The CIE chromaticity diagram is horseshoe-shaped, with its curved edge corresponding to all spectral colors (the spectral locus), and the remaining straight edge corresponding to the most saturated purples, mixtures of red and violet.
(Source)
I found this site that converts a given wavelength to a hue. With a bit of work, you could actually reverse the process. It's not ideal, but I trust the guy who is a consultant in applied mathematics more than myself in solving this issue. That's that.

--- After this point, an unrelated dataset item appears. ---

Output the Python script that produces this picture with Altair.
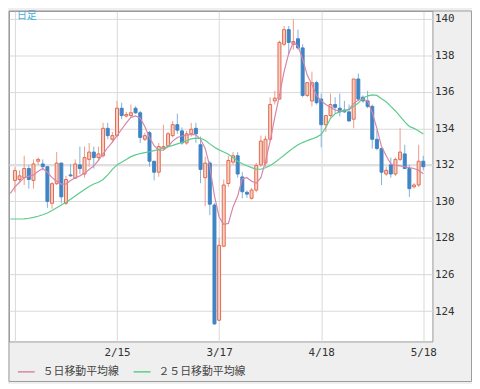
import altair as alt
import pandas as pd

# ---- candle data (trading-day index 0..88) ----
opens = [131.15, 131.2, 131.3, 131.8, 131.15, 132.2, 132.05, 131.9, 129.9, 130.97,
         132.1, 129.9, 131.45, 131.27, 132.0, 131.5, 132.3, 132.7, 132.4, 132.5,
         134.0, 133.4, 133.6, 135.1, 134.67, 134.7, 135.1, 134.85, 133.4, 133.76,
         132.2, 131.6, 132.9, 133.04, 133.6, 134.2, 133.86, 133.2, 133.7, 134.0,
         133.1, 131.3, 132.1, 129.8, 123.5, 127.55, 130.98, 132.15, 132.5, 131.34,
         130.5, 130.17, 130.62, 132.0, 132.1, 133.4, 135.5, 135.6, 138.6, 139.4,
         138.6, 138.9, 138.4, 135.8, 135.5, 136.5, 135.6, 134.2, 134.7, 135.3,
         135.1, 135.0, 134.9, 134.5, 136.7, 135.7, 135.5, 135.2, 133.4, 132.9,
         131.5, 132.0, 131.5, 132.3, 132.6, 131.8, 130.8, 130.9, 132.2]
highs = [131.87, 131.7, 132.5, 132.0, 132.3, 132.4, 132.3, 131.9, 131.05, 132.7,
         132.1, 131.4, 132.05, 132.3, 133.0, 133.0, 133.2, 133.0, 133.0, 134.3,
         134.3, 133.8, 135.5, 135.4, 134.9, 135.3, 135.2, 134.95, 133.76, 133.85,
         132.2, 133.2, 134.2, 133.8, 134.4, 134.8, 134.05, 133.86, 134.3, 134.3,
         133.55, 132.45, 132.2, 129.9, 128.0, 131.2, 132.5, 132.7, 132.7, 131.6,
         130.6, 130.75, 132.1, 133.6, 133.6, 135.7, 136.05, 138.8, 139.6, 139.6,
         139.96, 139.4, 138.6, 136.5, 137.1, 136.6, 135.9, 134.7, 135.9, 135.7,
         135.9, 135.5, 135.3, 136.7, 137.0, 135.8, 136.05, 135.3, 133.9, 132.9,
         131.9, 132.4, 132.4, 134.0, 133.1, 132.0, 131.0, 133.1, 132.5]
lows = [130.5, 131.0, 130.9, 130.7, 130.7, 132.0, 131.7, 129.65, 129.6, 130.9,
        129.9, 129.8, 131.35, 131.25, 131.5, 131.3, 131.9, 131.8, 132.2, 132.4,
        133.4, 133.2, 133.5, 134.5, 134.6, 134.6, 134.8, 133.2, 133.3, 131.9,
        131.15, 131.35, 132.8, 132.95, 133.5, 133.7, 133.1, 133.1, 133.55, 133.2,
        131.0, 129.75, 129.25, 123.25, 123.45, 127.5, 130.8, 132.0, 131.3, 130.17,
        130.2, 130.1, 130.5, 131.9, 131.9, 133.3, 135.3, 135.6, 138.5, 138.0,
        138.3, 138.3, 135.7, 135.7, 135.2, 135.3, 132.96, 133.8, 134.6, 134.8,
        134.65, 134.85, 134.4, 134.0, 135.5, 135.4, 135.1, 132.9, 132.8, 130.9,
        131.4, 131.3, 131.4, 132.2, 131.8, 130.25, 130.7, 130.8, 131.7]
closes = [131.69, 131.4, 131.8, 131.2, 132.05, 132.3, 131.9, 130.0, 130.97, 132.1,
          130.25, 131.2, 131.4, 132.05, 131.8, 132.4, 132.7, 132.4, 132.6, 134.0,
          133.6, 133.6, 135.1, 134.7, 134.76, 134.85, 134.85, 133.5, 133.6, 132.2,
          131.6, 133.0, 133.0, 133.7, 134.2, 133.9, 133.2, 133.7, 133.95, 133.7,
          131.75, 132.1, 129.85, 123.3, 127.6, 130.9, 132.24, 132.5, 131.5, 130.53,
          130.4, 130.62, 131.97, 133.3, 133.4, 135.3, 135.65, 138.7, 139.4, 138.7,
          138.75, 138.4, 135.8, 136.5, 136.5, 135.4, 134.2, 134.7, 135.3, 135.15,
          134.9, 134.9, 134.4, 136.7, 135.6, 135.5, 135.2, 133.4, 132.9, 131.6,
          131.7, 131.5, 132.3, 132.7, 131.8, 130.7, 130.9, 132.2, 131.9]

# ---- moving averages (index -1..88) ----
ma_start = -1
ma5 = [130.44, 130.8, 131.05, 131.3, 131.38, 131.45, 131.65, 131.8, 131.6, 131.3,
       131.1, 130.95, 130.95, 131.15, 131.3, 131.4, 131.55, 131.75, 131.95, 132.24,
       132.6, 132.95, 133.25, 133.6, 133.95, 134.3, 134.6, 134.68, 134.55, 134.1,
       133.5, 133.05, 132.8, 132.8, 133.0, 133.3, 133.5, 133.58, 133.62, 133.67,
       133.65, 133.4, 132.9, 131.9, 130.3, 129.15, 128.75, 128.8, 129.7, 130.3,
       131.25, 131.3, 131.1, 131.0, 131.3, 132.2, 133.3, 134.6, 135.8, 137.1,
       138.1, 138.7, 138.5, 137.8, 136.9, 136.4, 135.8, 135.5, 135.3, 135.15,
       135.0, 134.95, 134.95, 135.05, 135.35, 135.55, 135.58, 135.5, 134.86, 134.0,
       133.0, 132.5, 132.06, 131.98, 131.95, 131.9, 131.85, 131.8, 131.7, 131.52]
ma25 = [129.04, 129.04, 129.04, 129.05, 129.08, 129.13, 129.19, 129.27, 129.37, 129.5,
        129.65, 129.8, 129.95, 130.12, 130.3, 130.48, 130.65, 130.82, 130.95, 131.05,
        131.2, 131.45, 131.75, 132.0, 132.15, 132.3, 132.45, 132.55, 132.62, 132.67,
        132.72, 132.78, 132.84, 132.92, 133.0, 133.07, 133.15, 133.23, 133.32, 133.42,
        133.46, 133.45, 133.35, 133.15, 132.96, 132.82, 132.7, 132.58, 132.4, 132.2,
        132.06, 131.95, 131.85, 131.76, 131.76, 131.84, 131.97, 132.13, 132.33, 132.53,
        132.73, 132.93, 133.1, 133.22, 133.33, 133.42, 133.52, 133.66, 134.05, 134.55,
        134.8, 134.9, 134.97, 135.03, 135.2, 135.38, 135.65, 135.78, 135.83, 135.8,
        135.62, 135.45, 135.2, 134.95, 134.65, 134.35, 134.1, 134.0, 133.85, 133.69]

tick_idx = [0, 22, 44, 66, 88]
tick_labels = ["", "2/15", "3/17", "4/18", "5/18"]
y_ticks = [124, 126, 128, 130, 132, 134, 136, 138, 140]
series_names = ["５日移動平均線", "２５日移動平均線"]
series_colors = ["#d686a8", "#5ccb8c"]
frame_label = "日足"
ref_level = 132.0

# ---- tables ----
n = len(opens)
candles = pd.DataFrame({"i": list(range(n)), "open": opens, "high": highs,
                        "low": lows, "close": closes})
candles["dir"] = ["up" if c >= o else "down" for o, c in zip(opens, closes)]

ma_df = pd.concat([
    pd.DataFrame({"i": list(range(ma_start, ma_start + len(ma5))), "v": ma5, "s": series_names[0]}),
    pd.DataFrame({"i": list(range(ma_start, ma_start + len(ma25))), "v": ma25, "s": series_names[1]}),
], ignore_index=True)

label_expr = " : ".join(
    [f"datum.value == {k} ? '{v}'" for k, v in zip(tick_idx, tick_labels)]
) + " : ''"

W, H = 428, 334
xs = alt.Scale(domain=[-0.21, 88.9], nice=False, zero=False)
ys = alt.Scale(domain=[122.34, 140.42], nice=False, zero=False)

x_axis = alt.Axis(values=tick_idx, labelExpr=label_expr, grid=True, ticks=False,
                  domain=False, title=None, labelFlush=False, labelOverlap=False,
                  labelFont="DejaVu Sans Mono", labelFontSize=11, labelColor="#333333",
                  labelPadding=5, gridColor="#d9d9d9")
y_axis = alt.Axis(orient="right", values=y_ticks, grid=True, ticks=False, domain=False,
                  title=None, labelFont="DejaVu Sans Mono", labelFontSize=11,
                  labelColor="#333333", labelPadding=2, gridColor="#d9d9d9")


def xenc():
    return alt.X("i:Q", scale=xs, axis=x_axis, title=None)


def yenc(field):
    return alt.Y(f"{field}:Q", scale=ys, axis=y_axis, title=None)


base = alt.Chart(candles)

ref_line = alt.Chart(pd.DataFrame({"v": [ref_level]})).mark_rule(
    color="#dedede", strokeWidth=2).encode(y=yenc("v"))

wick_up = base.transform_filter("datum.dir == 'up'").mark_rule(
    color="#ee9c88", strokeWidth=1).encode(x=xenc(), y=yenc("low"), y2="high")
wick_dn = base.transform_filter("datum.dir == 'down'").mark_rule(
    color="#7fb2de", strokeWidth=1).encode(x=xenc(), y=yenc("low"), y2="high")
body_up = base.transform_filter("datum.dir == 'up'").mark_bar(
    size=3, fill="#f8d0c4", stroke="#e2694f", strokeWidth=1).encode(
    x=xenc(), y=yenc("open"), y2="close")
body_dn = base.transform_filter("datum.dir == 'down'").mark_bar(
    size=3, fill="#3f84c4", stroke="#3f84c4", strokeWidth=1).encode(
    x=xenc(), y=yenc("open"), y2="close")

ma_lines = alt.Chart(ma_df).mark_line(strokeWidth=1.2, clip=True).encode(
    x=xenc(), y=yenc("v"),
    color=alt.Color("s:N", scale=alt.Scale(domain=series_names, range=series_colors),
                    sort=series_names,
                    legend=alt.Legend(title=None, orient="none", direction="horizontal",
                                      legendX=8, legendY=355, symbolType="stroke",
                                      symbolSize=289, symbolStrokeWidth=1.5,
                                      labelFont="Noto Sans CJK JP", labelFontSize=11,
                                      labelColor="#444444", labelOffset=7,
                                      columnPadding=12, padding=0)))

frame_txt = alt.Chart(pd.DataFrame({"t": [frame_label]})).mark_text(
    align="left", baseline="middle", fontSize=10, font="Noto Sans CJK JP",
    color="#3aaee2").encode(x=alt.value(8), y=alt.value(5), text="t:N")

outer = alt.Chart(pd.DataFrame({"k": [0]})).mark_rect(
    fillOpacity=0, stroke="#9c9c9c", strokeWidth=1).encode(
    x=alt.value(0), x2=alt.value(467.5), y=alt.value(0), y2=alt.value(374.5))

chart = alt.layer(ref_line, wick_up, wick_dn, body_up, body_dn, ma_lines, frame_txt, outer).properties(
    width=W, height=H, autosize="none",
    padding={"left": 1, "top": 1, "right": 40, "bottom": 41},
).configure(background="#efefef").configure_view(
    stroke="#999999", strokeWidth=1, fill="white")

chart.save("out.html", embed_options={"renderer": "svg", "actions": False})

https://www.johndcook.com/wavelength_to_RGB.html
function convert(input) {
var w = parseFloat(input);
if (w >= 380 && w < 440) {
r = -(w - 440) / (440 - 380);
g = 0.0;
b = 1.0;
} else if (w >= 440 && w < 490) {
r = 0.0;
g = (w - 440) / (490 - 440);
b = 1.0;
} else if (w >= 490 && w < 510) {
r = 0.0;
g = 1.0;
b = -(w - 510) / (510 - 490);
} else if (w >= 510 && w < 580) {
r = (w - 510) / (580 - 510);
g = 1.0;
b = 0.0;
} else if (w >= 580 && w < 645) {
r = 1.0;
g = -(w - 645) / (645 - 580);
b = 0.0;
} else if (w >= 645 && w < 781) {
r = 1.0;
g = 0.0;
b = 0.0;
} else {
r = 0.0;
g = 0.0;
b = 0.0;
}
// Let the intensity fall off near the vision limits
if (w >= 380 && w < 420)
factor = 0.3 + 0.7 * (w - 380) / (420 - 380);
else if (w >= 420 && w < 701)
factor = 1.0;
else if (w >= 701 && w < 781)
factor = 0.3 + 0.7 * (780 - w) / (780 - 700);
else
factor = 0.0;
var gamma = 0.80;
var R = (r > 0 ? 255 * Math.pow(r * factor, gamma) : 0);
var G = (g > 0 ? 255 * Math.pow(g * factor, gamma) : 0);
var B = (b > 0 ? 255 * Math.pow(b * factor, gamma) : 0);
return [R, G, B]
}
There's no conversion because they don't overlap.
Hue moves you around an RGB colour space, usually sRGB that almost all consumer digital equipment uses. That's a subset of the colours that our visual systems recognise under normal conditions (defined by CIE 1931), and does not overlap the vibrant line of colours perceived at monochromatic wavelengths of light at all.
Though Hue from 0-120 (reddish orange to yellowish green) and near 240 (indigo) are reasonably close, sRGB is quite functional if you don't care about all the washed out greens and blues, and you can fake the violet and red ends of the full spectrum by making them darker Hue around 270 or 330 respectively, and the only place you can't really approximate is around 180, computer cyan just isn't close at all to the monochromatic vibrant blue-greens.